TIN news:   A senior oil official on Saturday said Iran is now pumping more than 3.5 million barrels of oil per day, meaning it is now some half a million barrels away from its highest crude output level seen before international sanctions against it were intensified in 2012.
"Oil exports in April have reached an average of 2 million barrels a day," Rokneddin Javadi, deputy oil minister and the chief executive of National Iranian Oil Company, said on Saturday.
Javadi was addressing a conference assessing the impact of Iran's Resistance Economy policy in the petroleum industry.
The calculated statement comes a day ahead of a crunch meeting between OPEC and non-OPEC producing nations in Doha, Qatar, which are set to discuss freezing oil output to shore up prices.
Javadi's data are in accordance with a report published by Bloomberg earlier this week that Iran's average oil exports in the first two weeks of April exceeded the 2-million-bpd mark.
Iran’s crude shipments have risen by more than 600,000 bpd this month, the report said, adding that international vessels carried about 28.8 million barrels of crude, or more than 2 million bpd, from the Persian Gulf country’s ports in the first 14 days of April.
That compares with a rate of about 1.45 million barrels a day in March.
After reaching a historic accord with six world powers in July on its nuclear program, Tehran said it will steadily ramp up crude output it lost to rival producers, such as OPEC's de facto leader Saudi Arabia, which has been producing at record-high levels in the past several months.
But Tehran and Riyadh have increasingly found themselves at loggerheads over a series of political and economic disputes.
Iran says it will not join the freeze talks before reaching its pre-sanctions oil production level of 4 million bpd. Saudi Arabia, which spearheaded the output freeze plan along with Russia in February, says it will not support the initiative unless Iran comes on board.
The Iranian Oil Ministry's news agency Shana reported on Friday Iran's OPEC Governor Hossein Kazempour Ardebili will attend the meeting on Sunday instead of Oil Minister Bijan Namdar Zanganeh. The message is clear: Iran will not compromise on its oil plans.
However, Reuters on Saturday quoted two sources familiar with the situation as saying that Iran will not attend the meeting in Qatar on Sunday.
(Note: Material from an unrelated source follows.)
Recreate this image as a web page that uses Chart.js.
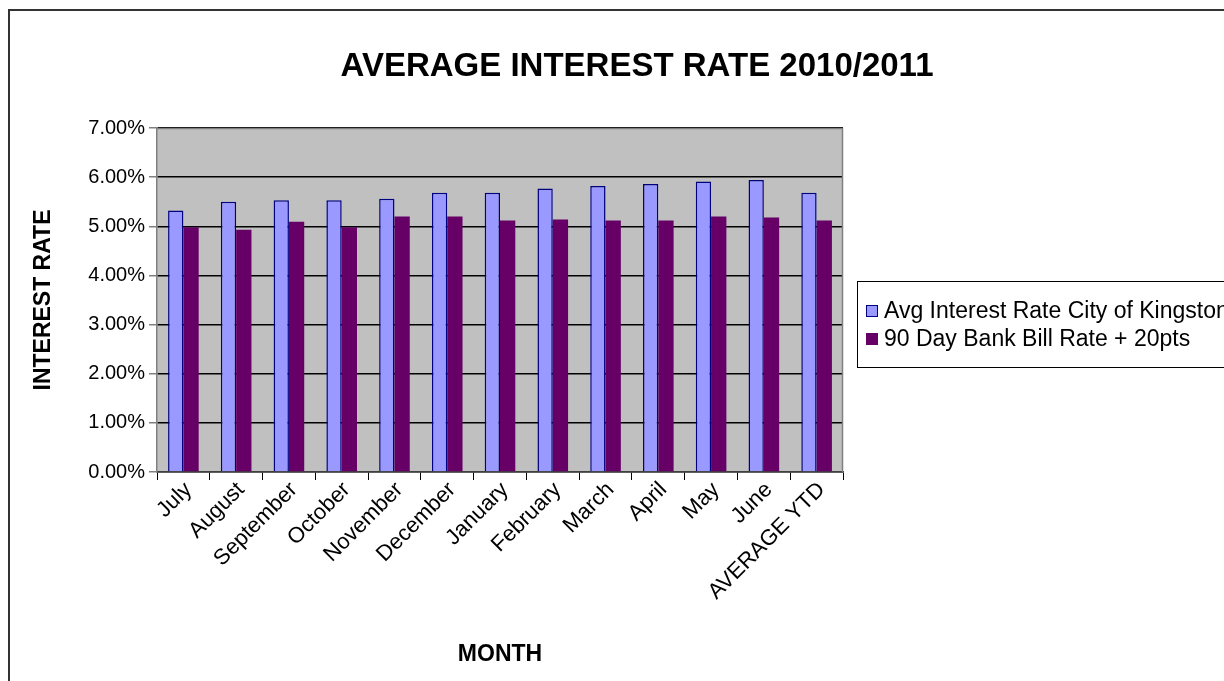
<!DOCTYPE html>
<html>
<head>
<meta charset="utf-8">
<script src="https://cdn.jsdelivr.net/npm/chart.js@4/dist/chart.umd.min.js"></script>
<style>
html,body{margin:0;padding:0;background:#fff;}
canvas{display:block;}
</style>
</head>
<body>
<canvas id="c" width="1224" height="681"></canvas>
<script>
const categories = ["July","August","September","October","November","December","January","February","March","April","May","June","AVERAGE YTD"];
const cityRate = [5.32,5.50,5.53,5.53,5.56,5.68,5.68,5.77,5.82,5.86,5.91,5.94,5.68];
const bankBillRate = [4.98,4.93,5.09,4.98,5.20,5.20,5.12,5.14,5.12,5.12,5.20,5.18,5.12];
const seriesNames = ["Avg Interest Rate City of Kingston","90 Day Bank Bill Rate + 20pts"];
const titleText = "AVERAGE INTEREST RATE 2010/2011";
const yTitle = "INTEREST RATE";
const xTitle = "MONTH";

const FONT = "Arial, 'Liberation Sans', sans-serif";

const decor = {
  id: 'decor',
  beforeDraw(chart) {
    const ctx = chart.ctx, a = chart.chartArea;
    ctx.save();
    ctx.fillStyle = '#fff';
    ctx.fillRect(0, 0, chart.width, chart.height);
    ctx.fillStyle = '#C0C0C0';
    ctx.fillRect(a.left, a.top, a.right - a.left, a.bottom - a.top);
    ctx.restore();
  },
  afterDraw(chart) {
    const ctx = chart.ctx, a = chart.chartArea;
    ctx.save();
    ctx.strokeStyle = '#808080';
    ctx.lineWidth = 1.5;
    ctx.beginPath();
    ctx.moveTo(a.left, a.top + 0.5);
    ctx.lineTo(a.right - 0.5, a.top + 0.5);
    ctx.lineTo(a.right - 0.5, a.bottom);
    ctx.stroke();
    ctx.strokeStyle = '#333';
    ctx.lineWidth = 2;
    ctx.strokeRect(9, 10, 1400, 1000);
    ctx.fillStyle = '#000';
    ctx.textAlign = 'center';
    ctx.textBaseline = 'middle';
    ctx.font = 'bold 33px ' + FONT;
    ctx.fillText(titleText, 637, 67);
    ctx.font = 'bold 23px ' + FONT;
    ctx.fillText(xTitle, (a.left + a.right) / 2, 655);
    ctx.save();
    ctx.translate(44, (a.top + a.bottom) / 2);
    ctx.rotate(-Math.PI / 2);
    ctx.fillText(yTitle, 0, 0);
    ctx.restore();
    ctx.strokeStyle = '#000';
    ctx.lineWidth = 1;
    ctx.strokeRect(857.5, 281.5, 500, 86);
    const ds = chart.data.datasets;
    const rows = [311, 339];
    ctx.font = '23px ' + FONT;
    ctx.textAlign = 'left';
    ds.forEach((d, i) => {
      const y = rows[i];
      ctx.fillStyle = d.backgroundColor;
      ctx.fillRect(866, y - 6, 12, 12);
      ctx.strokeStyle = d.borderColor;
      ctx.lineWidth = 1;
      ctx.strokeRect(866.5, y - 5.5, 11, 11);
      ctx.fillStyle = '#000';
      ctx.fillText(d.label, 884, y + 1);
    });
    ctx.restore();
  }
};

new Chart(document.getElementById('c'), {
  type: 'bar',
  data: {
    labels: categories,
    datasets: [
      { label: seriesNames[0], data: cityRate, backgroundColor: '#9999FF', borderColor: '#000080', borderWidth: 1.5 },
      { label: seriesNames[1], data: bankBillRate, backgroundColor: '#660066', borderColor: '#660066', borderWidth: 0 }
    ]
  },
  options: {
    responsive: false,
    animation: false,
    layout: { padding: { left: 0, right: 381, top: 128, bottom: 0 } },
    datasets: { bar: { categoryPercentage: 0.58, barPercentage: 1.0 } },
    plugins: { legend: { display: false }, title: { display: false }, tooltip: { enabled: false } },
    scales: {
      x: {
        afterFit(s) { s.height = 209; },
        grid: { display: true, drawOnChartArea: false, drawTicks: true, tickLength: 8, tickColor: '#000', offset: true },
        border: { display: true, color: '#404040', width: 1.5 },
        ticks: { color: '#000', font: { family: FONT, size: 22 }, minRotation: 45, maxRotation: 45, padding: -3, labelOffset: 5, autoSkip: false }
      },
      y: {
        min: 0, max: 7,
        afterFit(s) { s.width = 157; },
        grid: { color: '#000', lineWidth: 1.5, drawTicks: true, tickLength: 8, tickColor: '#808080' },
        border: { display: true, color: '#808080', width: 1.5 },
        ticks: { stepSize: 1, color: '#000', font: { family: FONT, size: 20 }, padding: 4,
          callback: v => v.toFixed(2) + '%' }
      }
    }
  },
  plugins: [decor]
});
</script>
</body>
</html>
They noted that Iran had been informed that only those countries willing to agree to freeze their output level should attend.
Iran has said it supports the freeze but would not join it until it raises its output and market share to their pre-sanctions levels.
Sanctions imposed by the United States and other world powers were lifted in January in return for Tehran agreeing to temporary curbs on its nuclear program.
A rise in Iran's oil output will undermine efforts to rebalance the market in 2016, a Reuters poll of oil analysts showed this week.